Paul Jenkins the post abstract expressionist and ‘Color Field’ painter has died in New York age 88. He was widely associated with the Color Field movement of painting, a style of abstraction that emerged in New York during the 1940s and 1950s. It was inspired by European modernism and closely related to Abstract Expressionism, while many of its notable early proponents were among the pioneering Abstract Expressionists. Color Field is characterized primarily by large fields of flat, solid color spread across or stained into the canvas creating areas of unbroken surface and a flat picture plane. The movement places less emphasis on gesture, brushstrokes and action in favour of an overall consistency of form and process. In color field painting “color is freed from objective context and becomes the subject in itself.” During the late 1950s and 1960s, Color field painters emerged in Great Britain, Canada, Washington, DC and the West Coast of the United States using formats of stripes, targets, simple geometric patterns and references to landscape imagery and to nature.

Dr. Louis A. Zona said of his work: “Jenkin’s paintings have come to represent the spirit, vitality, and invention of post World War American abstraction.They employed an unorthodox approach to paint application, Jenkins’ fame is as much identified with the process of controlled paint-pouring and canvas manipulation as with the gem-like veils of transparent and translucent color which have characterized his work since the late 1950s”.

Born in Kansas City, Missouri in 1923, Jenkins later moved to Youngstown, Ohio. As a teenager, Jenkins worked in a ceramics factory, where he was first exposed to color intensity and the creation of form.
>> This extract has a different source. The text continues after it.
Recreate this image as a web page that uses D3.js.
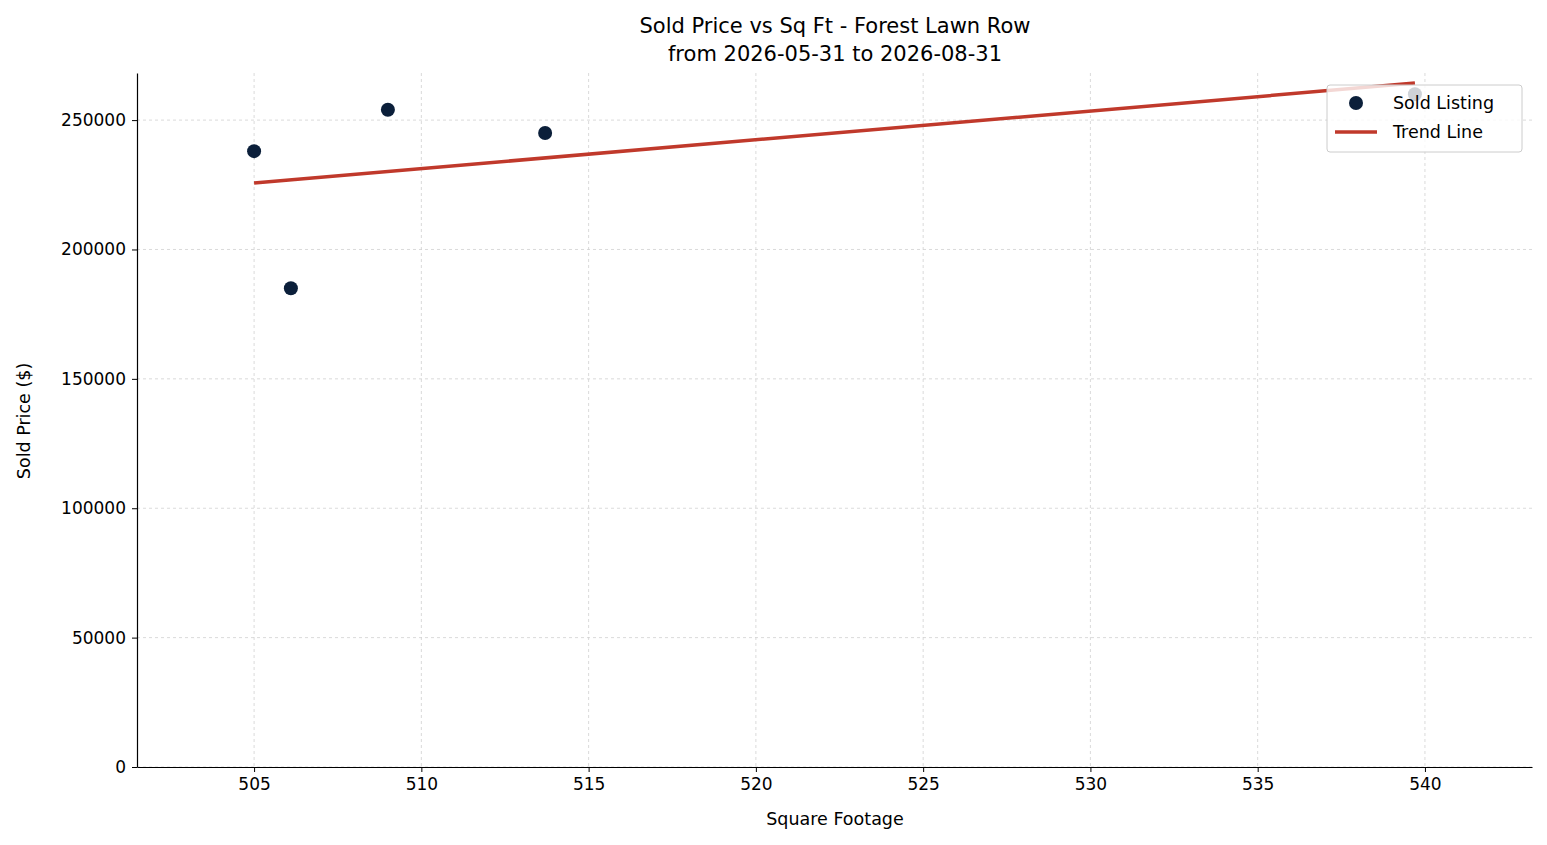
<!DOCTYPE html>
<html>
<head>
<meta charset="utf-8">
<script src="https://cdn.jsdelivr.net/npm/d3@7"></script>
<style>
  body { margin: 0; background: #fff; }
  svg text { font-family: "DejaVu Sans", sans-serif; fill: #000; }
</style>
</head>
<body>
<svg id="chart" width="1547" height="845"></svg>
<script>
// sold listings
const sqft = [505.0, 506.1, 509.0, 513.7, 539.7];
const price = [238000, 185000, 254000, 245000, 260000];
// trend line endpoints
const trendX = [505.0, 539.7];
const trendY = [225700, 264300];
const xTicks = [505, 510, 515, 520, 525, 530, 535, 540];
const yTicks = [0, 50000, 100000, 150000, 200000, 250000];

const svg = d3.select("#chart");
const margin = { top: 73, right: 15, bottom: 78, left: 137 };
const width = 1547, height = 845;

const x = d3.scaleLinear().domain([501.5, 543.2]).range([margin.left, width - margin.right]);
const y = d3.scaleLinear().domain([0, 268200]).range([height - margin.bottom, margin.top]);

// grid
svg.append("g").selectAll("line").data(xTicks).join("line")
  .attr("x1", d => x(d)).attr("x2", d => x(d))
  .attr("y1", margin.top).attr("y2", height - margin.bottom)
  .attr("stroke", "#d0d0d0").attr("stroke-width", 0.8).attr("stroke-dasharray", "3,3");
svg.append("g").selectAll("line").data(yTicks).join("line")
  .attr("x1", margin.left).attr("x2", width - margin.right)
  .attr("y1", d => y(d)).attr("y2", d => y(d))
  .attr("stroke", "#d0d0d0").attr("stroke-width", 0.8).attr("stroke-dasharray", "3,3");

// axes
const xAxis = svg.append("g").attr("transform", `translate(0,${height - margin.bottom})`)
  .call(d3.axisBottom(x).tickValues(xTicks).tickSize(5).tickSizeOuter(0).tickPadding(6));
const yAxis = svg.append("g").attr("transform", `translate(${margin.left},0)`)
  .call(d3.axisLeft(y).tickValues(yTicks).tickFormat(d3.format("d")).tickSize(5).tickSizeOuter(0).tickPadding(6));
[xAxis, yAxis].forEach(a => {
  a.attr("font-size", null).attr("font-family", null);
  a.selectAll("text").style("font-size", "17px");
  a.select(".domain").attr("stroke", "#000").attr("stroke-width", 1.2);
});

// points
svg.append("g").selectAll("circle").data(sqft).join("circle")
  .attr("cx", d => x(d)).attr("cy", (d, i) => y(price[i])).attr("r", 7)
  .attr("fill", "#0b1f3a");

// trend
svg.append("line")
  .attr("x1", x(trendX[0])).attr("y1", y(trendY[0]))
  .attr("x2", x(trendX[1])).attr("y2", y(trendY[1]))
  .attr("stroke", "#c0392b").attr("stroke-width", 3.5);

// titles
svg.append("text").attr("x", 835).attr("y", 33).attr("text-anchor", "middle")
  .style("font-size", "21px").text("Sold Price vs Sq Ft - Forest Lawn Row");
svg.append("text").attr("x", 835).attr("y", 61).attr("text-anchor", "middle")
  .style("font-size", "21px").text("from 2026-05-31 to 2026-08-31");
svg.append("text").attr("x", 835).attr("y", 825).attr("text-anchor", "middle")
  .style("font-size", "17.5px").text("Square Footage");
svg.append("text").attr("transform", "translate(30,421) rotate(-90)").attr("text-anchor", "middle")
  .style("font-size", "17.5px").text("Sold Price ($)");

// legend
const lg = svg.append("g").attr("transform", "translate(1327,85)");
lg.append("rect").attr("width", 195).attr("height", 67).attr("rx", 3)
  .attr("fill", "rgba(255,255,255,0.8)").attr("stroke", "#ccc");
lg.append("circle").attr("cx", 29).attr("cy", 18).attr("r", 7).attr("fill", "#0b1f3a");
lg.append("text").attr("x", 66).attr("y", 24).style("font-size", "17.5px").text("Sold Listing");
lg.append("line").attr("x1", 8).attr("x2", 50).attr("y1", 47).attr("y2", 47)
  .attr("stroke", "#c0392b").attr("stroke-width", 3.5);
lg.append("text").attr("x", 66).attr("y", 53).style("font-size", "17.5px").text("Trend Line");
</script>
</body>
</html>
Drawn to New York, he became a student of Yasuo Kuniyoshi at the Art Students League and ultimately became associated with the Abstract Expressionists, inspired in part by the “cataclysmic challenge of Pollock and the total metaphysical consumption of Mark Tobey.” An ongoing interest in Eastern religions and philosophy, the study of the I Ching, along with the writings of Carl Jung prompted Jenkins’ turn toward inward reflection and mysticism which have dominated his aesthetic as well as his life. Jenkins work was always more commercial than many of his contemporaries. He was popular with collectors internationally to the point that Roberta Smith wrote in The Times;”Mr. Jenkins’s paintings were “more a popular idea of abstract art than the real thing” and “too gorgeous for their own good.” He died after a short illness,his wife, Suzanne stated.